Integrating Model-Based Footstep Planning with Model-Free Reinforcement Learning for Dynamic Legged Locomotion
Ho Jae Lee, Seungwoo Hong, Sangbae Kim
TL;DR
The paper tackles robust dynamic legged locomotion by fusing a physics-based step planner grounded in the $3$D-LIPM with a model-free PPO policy. The planner generates target foot placements via ICP trajectories from velocity commands, while the RL policy learns to track these placements and maintain balance, enabling exploration beyond the simplified model. On the MIT Humanoid, the approach achieves stable forward walking up to $1.5$ m/s and performs dynamic turning, with demonstrated generalization to unseen rough and gap terrains and successful sim-to-real transfer. This method offers improved velocity tracking and adaptability by leveraging physics-informed guidance without overfitting to a template model, indicating practical potential for real-world legged locomotion.
Abstract
In this work, we introduce a control framework that combines model-based footstep planning with Reinforcement Learning (RL), leveraging desired footstep patterns derived from the Linear Inverted Pendulum (LIP) dynamics. Utilizing the LIP model, our method forward predicts robot states and determines the desired foot placement given the velocity commands. We then train an RL policy to track the foot placements without following the full reference motions derived from the LIP model.

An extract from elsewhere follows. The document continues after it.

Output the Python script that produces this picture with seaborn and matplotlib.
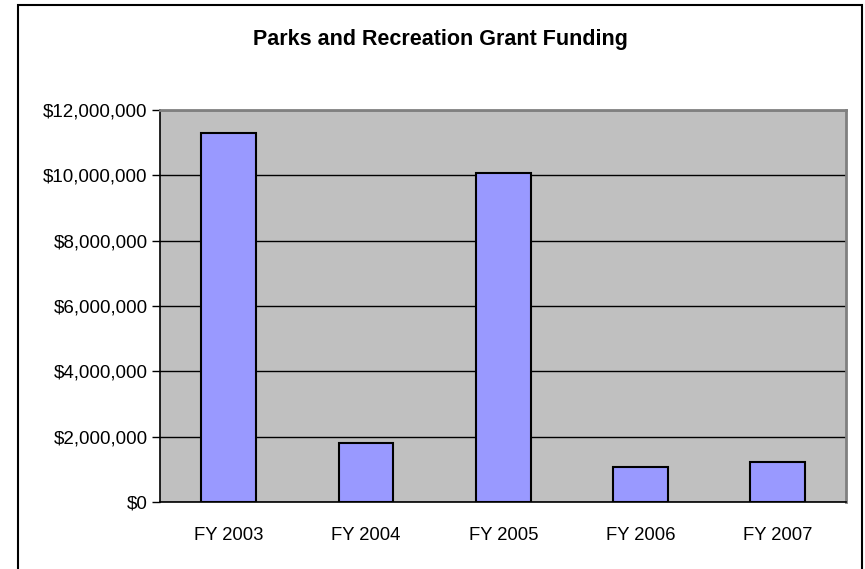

This partial guidance from the physics model allows the RL policy to integrate the predictive capabilities of the physics-informed dynamics and the adaptability characteristics of the RL controller without overfitting the policy to the template model. Our approach is validated on the MIT Humanoid, demonstrating that our policy can achieve stable yet dynamic locomotion for walking and turning. We further validate the adaptability and generalizability of our policy by extending the locomotion task to unseen, uneven terrain. During the hardware deployment, we have achieved forward walking speeds of up to 1.5 m/s on a treadmill and have successfully performed dynamic locomotion maneuvers such as 90-degree and 180-degree turns.